Saturday 12 November 2011

The fine line between syndication and stealing

I am absolutely furious.

One of my articles is on the second page of search results of google. It hasn't had a hit in months. The first page of search results are "syndicated" versions. This shouldn't annoy me, after all it is available through creative commons.

What does annoy me is that the licence the article is available under only allows reprints if it is attributed and backlinked. Half of them don't mention I am the author. The other half do, but don't link to any of my profiles or the original - they link to their own. They copied it, pasted it, killed my links and then couldn't even follow the licence on a free article.

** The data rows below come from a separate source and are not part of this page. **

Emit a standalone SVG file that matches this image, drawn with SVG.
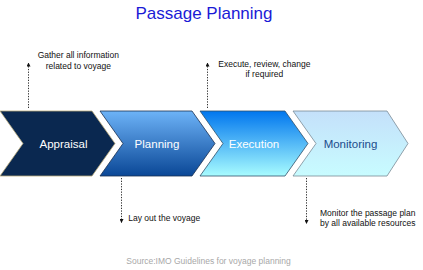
<svg xmlns="http://www.w3.org/2000/svg" width="423" height="270" viewBox="0 0 423 270">
<style>
.lbl{font-family:"Liberation Sans",Arial,sans-serif;font-size:11.5px;text-anchor:middle}
.note{font-family:"Liberation Sans",Arial,sans-serif;font-size:8.5px;fill:#111}
.conn{stroke:#333;stroke-width:1;stroke-dasharray:1.3 1.4;fill:none}
</style>
<defs>
<linearGradient id="gPlan" x1="0" y1="0" x2="0" y2="1">
<stop offset="0" stop-color="#6db3f8"/><stop offset="1" stop-color="#0a4796"/>
</linearGradient>
<linearGradient id="gExec" x1="0" y1="0" x2="0" y2="1">
<stop offset="0" stop-color="#0076ee"/><stop offset="1" stop-color="#a8fcff"/>
</linearGradient>
<linearGradient id="gMon" x1="0" y1="0" x2="0" y2="1">
<stop offset="0" stop-color="#c4e0fa"/><stop offset="1" stop-color="#c8fcff"/>
</linearGradient>
<marker id="arr" viewBox="0 0 4 4" refX="4" refY="2" markerWidth="4" markerHeight="4" markerUnits="userSpaceOnUse" orient="auto">
<path d="M0,0 L4,2 L0,4 Z" fill="#111"/>
</marker>
</defs>
<rect width="423" height="270" fill="#fff"/>
<text x="204" y="18.5" font-family="Liberation Sans, Arial, sans-serif" font-size="17" fill="#1a1ad6" text-anchor="middle">Passage Planning</text>

<g id="appraisal">
<path d="M0,111 L92,111 L115,143.5 L92,176 L0,176 L23,143.5 Z" fill="#0a2850" stroke="#b8a878" stroke-width="0.8"/>
<text class="lbl" x="63.5" y="147.5" fill="#fff">Appraisal</text>
</g>
<g id="planning">
<path d="M100,111 L192,111 L215,143.5 L192,176 L100,176 L123,143.5 Z" fill="url(#gPlan)" stroke="#1a3050" stroke-width="0.8"/>
<text class="lbl" x="157" y="147.5" fill="#fff">Planning</text>
</g>
<g id="execution">
<path d="M200,111 L285,111 L308,143.5 L285,176 L200,176 L223,143.5 Z" fill="url(#gExec)" stroke="#30506a" stroke-width="0.8"/>
<text class="lbl" x="254" y="147.5" fill="#fff">Execution</text>
</g>
<g id="monitoring">
<path d="M293,111 L387,111 L408,143.5 L387,176 L293,176 L316,143.5 Z" fill="url(#gMon)" stroke="#7a8a96" stroke-width="0.8"/>
<text class="lbl" x="350.5" y="147.5" fill="#1c4c8c">Monitoring</text>
</g>

<g id="connectors">
<line class="conn" x1="28.5" y1="108" x2="28.5" y2="62.5" marker-end="url(#arr)"/>
<line class="conn" x1="207.5" y1="108" x2="207.5" y2="62.5" marker-end="url(#arr)"/>
<line class="conn" x1="121.5" y1="178" x2="121.5" y2="223" marker-end="url(#arr)"/>
<line class="conn" x1="306.5" y1="178" x2="306.5" y2="224" marker-end="url(#arr)"/>
</g>

<g id="notes">
<text class="note" x="78.3" y="58.3" text-anchor="middle">Gather all information</text>
<text class="note" x="78.3" y="69" text-anchor="middle">related to voyage</text>
<text class="note" x="264.4" y="66.7" text-anchor="middle">Execute, review, change</text>
<text class="note" x="264.4" y="76.7" text-anchor="middle">if required</text>
<text class="note" x="128.3" y="221">Lay out the voyage</text>
<text class="note" x="320" y="216">Monitor the passage plan</text>
<text class="note" x="320" y="226">by all available resources</text>
<text class="note" x="208.5" y="263.5" text-anchor="middle" style="fill:#a8a8a8">Source:IMO Guidelines for voyage planning</text>
</g>
</svg>
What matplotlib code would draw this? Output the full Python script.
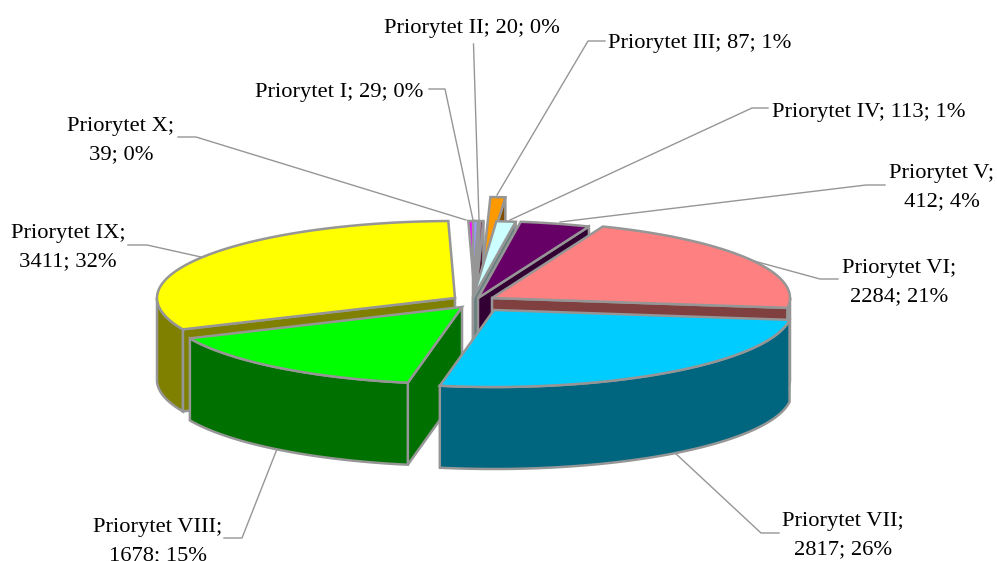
import numpy as np
import matplotlib
matplotlib.use('Agg')
import matplotlib.pyplot as plt
from matplotlib.patches import Polygon

names = ['Priorytet I', 'Priorytet II', 'Priorytet III', 'Priorytet IV', 'Priorytet V',
         'Priorytet VI', 'Priorytet VII', 'Priorytet VIII', 'Priorytet IX', 'Priorytet X']
values = [29, 20, 87, 113, 412, 2284, 2817, 1678, 3411, 39]
percents = [0, 0, 1, 1, 4, 21, 26, 15, 32, 0]

top_colors = ['#9999FF', '#993366', '#FF9900', '#CCFFFF', '#660066',
              '#FF8080', '#00CCFF', '#00FF00', '#FFFF00', '#FF00FF']
wall_colors = ['#4D4D80', '#4D1A33', '#804D00', '#668080', '#330033',
               '#804040', '#006680', '#007000', '#808000', '#800080']

# how far each slice is pulled out of the pie, in pixels
offsets = [(0, 0), (2, 0), (9, -24), (0, 0), (5, 0),
           (19, 0), (21, 12), (-11, 9), (-18, 0), (2, 0)]

# back to front
draw_order = [8, 9, 0, 1, 2, 3, 4, 5, 7, 6]

cx, cy = 473, 298
rx, ry = 298, 77
depth = 82
edge = '#969696'

# label line breaks, centre of label, leader line
label_breaks = ['; ', '; ', '; ', '; ', ';\n', ';\n', ';\n', ';\n', ';\n', ';\n']
label_pos = [(339.5, 92), (472, 28), (700, 43), (868.5, 112), (941.5, 187.5),
             (899, 282.5), (843, 535.5), (157.5, 541.5), (68, 248), (121, 140.5)]
leaders = [
    [(429, 89), (445, 89), (473, 220)],
    [(473.5, 44), (479, 220)],
    [(605, 41), (588, 41), (497, 195)],
    [(768, 108), (752, 108), (510, 220)],
    [(885, 185), (866, 185), (560, 222)],
    [(838, 279), (820, 279), (743, 258)],
    [(779, 533), (761, 533), (674, 452)],
    [(224, 538), (242, 538), (277, 449)],
    [(128, 245), (147, 245), (201, 257)],
    [(178, 137), (196, 137), (466, 220)],
]

fig = plt.figure(figsize=(9.97, 5.61), dpi=100)
ax = fig.add_axes([0, 0, 1, 1])
ax.set_xlim(0, 997)
ax.set_ylim(561, 0)
ax.axis('off')

# slice angles, clockwise from the top
shares = np.array(values) / sum(values) * 360
ends = np.cumsum(shares)
starts = ends - shares


def rim(a1, a2, ox, oy):
    t = np.radians(np.linspace(a1, a2, max(int(abs(a2 - a1)) * 2, 2)))
    return np.column_stack((cx + ox + rx * np.sin(t), cy + oy - ry * np.cos(t)))


z = 2
for i in draw_order:
    ox, oy = offsets[i]
    a1, a2 = starts[i], ends[i]
    apex = np.array([[cx + ox, cy + oy]])
    drop = np.array([0, depth])
    polys = []
    # only the cut face turned towards the viewer is drawn
    face = a1 if np.sin(np.radians(a1)) < 0 else None
    if np.sin(np.radians(a2)) > 0:
        face = a2
    if face is not None:
        p = rim(face, face, ox, oy)[:1]
        polys.append((np.vstack((apex, p, p + drop, apex + drop)), wall_colors[i]))
    f1, f2 = max(a1, 90), min(a2, 270)
    if f2 > f1:
        r = rim(f1, f2, ox, oy)
        polys.append((np.vstack((r, (r + drop)[::-1])), wall_colors[i]))
    polys.append((np.vstack((apex, rim(a1, a2, ox, oy))), top_colors[i]))
    for pts, col in polys:
        ax.add_patch(Polygon(pts, closed=True, facecolor=col, edgecolor=edge,
                             linewidth=1.8, joinstyle='miter', zorder=z))
        z += 1

for i in range(len(values)):
    xs, ys = zip(*leaders[i])
    ax.plot(xs, ys, color=edge, lw=1.0, zorder=1)
    text = f'{names[i]}{label_breaks[i]}{values[i]}; {percents[i]}%'
    ax.text(label_pos[i][0], label_pos[i][1], text, ha='center', va='center',
            family='Liberation Serif', fontsize=16.2, linespacing=1.66,
            color='black', zorder=50)

fig.savefig('out.png', dpi=100)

Filing DMCA would be difficult. People like this rely on the fact that if you file DMCA through Google your name and address will promptly be given out publicly online. All the data serious crooks actually need to make someone's life difficult, neatly up there on one downloadable form. The article thieves don't have to do anything - the identity thieves pounce in seconds. (Proof that governments are way behind on online crime)

On the other hand, the article that's been "syndicated" is under licence by the host who initially displayed it. Therefore they can take action, without this issue, and have just been kicked in that direction. Failure to defend your IP is a good way for an article site to die, since no one puts content on places that don't look after it.

And if they don't take action? I'l be rather public and very loud about the fact they don't defend their IP.

The article is here: An Evolution of Diving Games

Valid attribution links are this,
An Evolution of Diving Games written by tirial on bukisa

or this:
Written by tirial

Non valid:
"Written by Tirial" and linked to someone else's profile on your own site!

Here's an example of a site with a valid attribution:
An Evolution of Diving Games on Wizzley

Excuse the frothing. When something is free to share anyway, and you have to go out of your way to breach the licence deliberately, that's someone trying to hurt an author and deceive their readers, not someone after something for free.

So if you are one of the people hosting this, whether you removed the attribution or you didn't know where the original was from, consider this fair warning to add the backlink. One line (that was in the original) is all you have to add to be inside the licence.

But, bloody hell guys, even book pirates usually manage to get the author right!